One would have been wrong to do so: the subtitle of the article read "How the Residents of W1 Saw Off the Yanks." Aha! This was to be yet another piece about the Americans besmirching Grosvenor Square.

There has been an American presence in the Square since 1786, though the actual Ambassador lives in Winfield House in Regent's Park, a home donated by Woolworth heiress Barbara Hutton.

The much-beloved Ambassador during World War II, John Gilbert Winant, was adored by Londoners from the East End to Mayfair to Clapham to St John's Wood. His personal generosity and solidarity with Britain during the darkest days of the Blitz endeared him to the country for a generation. One of the many legends about Winant was his insistence on distributing luxury foods to Londoners sheltering in tube stations during the nightly bombings. After the war, when he visited London, theatregoers would run over to him to greet him, tears in their eyes. He was given the Freedom of the City by various British municipalities.

Sixty years on, the attitude of Londoners towards Americans is radically different. After

September 11, 2001, the U.S. Embassy building in Grosvenor Square was supplied with large concrete barriers and bollards to ward off a car or truck bomb. Armed policemen patrol day and night and unsuccessful efforts were made to turn some streets into no-entry zones.
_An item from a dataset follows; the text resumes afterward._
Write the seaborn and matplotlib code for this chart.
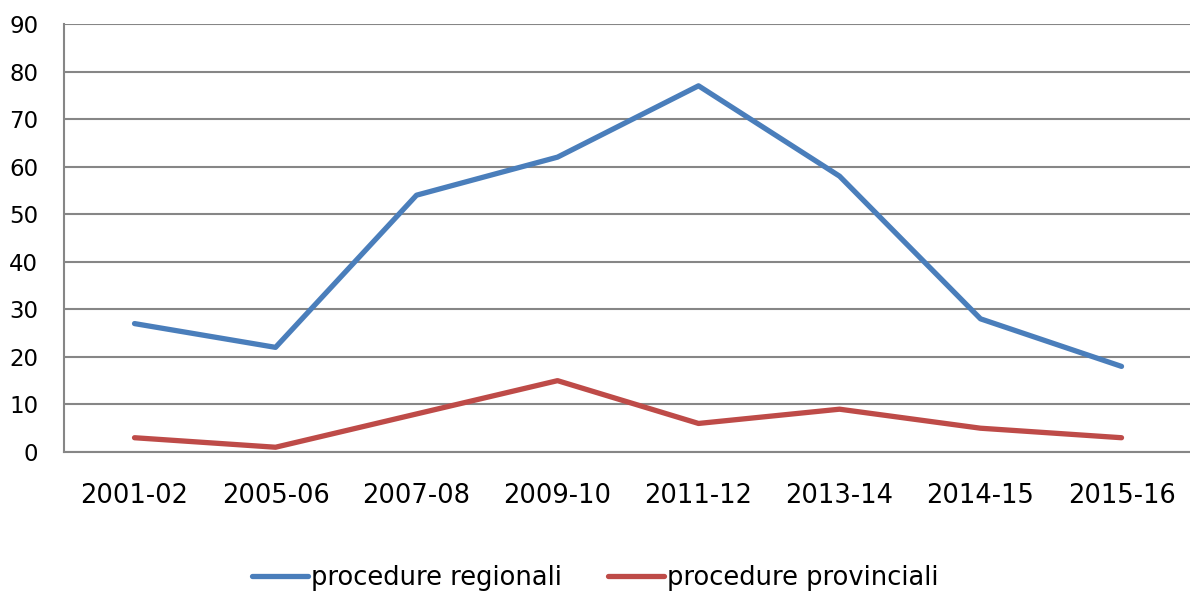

Now, after years of protests that the Embassy is the number one terrorist target in the world, the Mayfair Residents association has finally succeeded in driving the Embassy from its historic residence. The U.S. Navy Department has already moved from its beautiful offices; shortly after 9/11 a friend who had been activated to Reserve duty in London told me that her uniformed colleagues were fearful of going out for a walk because several had been at the receiving end of stunning verbal abuse. This I can believe, because no sooner had 9/11 happened than I was being lectured on the cowardice of the Yanks and how their support for Israel had left the world in turmoil. (One cab driver told me that British pilots and passengers would have seen off all four sets of hijackers.) As early as September 13, 2001, retired American Ambassador Philip Lader was foot-stomped and shouted down by a hostile London audience on the BBC's "Question Time."

So, here we are in 2007, and Mayfair residents have staged hunger strikes and loud protests at meetings with representatives of the Federal government in an effort to shut down the embassy. The reasoning presented by Mayfair protestors was that the local residents have been in mortal danger since 9/11. Another obvious reason is the depreciation of local property and the cost of home insurance. In the end, the present ambassador, Robert Tuttle, instructed real estate agents Knight Frank to put the site on the market. It is believed the Embassy staff will be moved to Kensington Palace or Greenwich, if the local residents there do not go on hunger strike as well.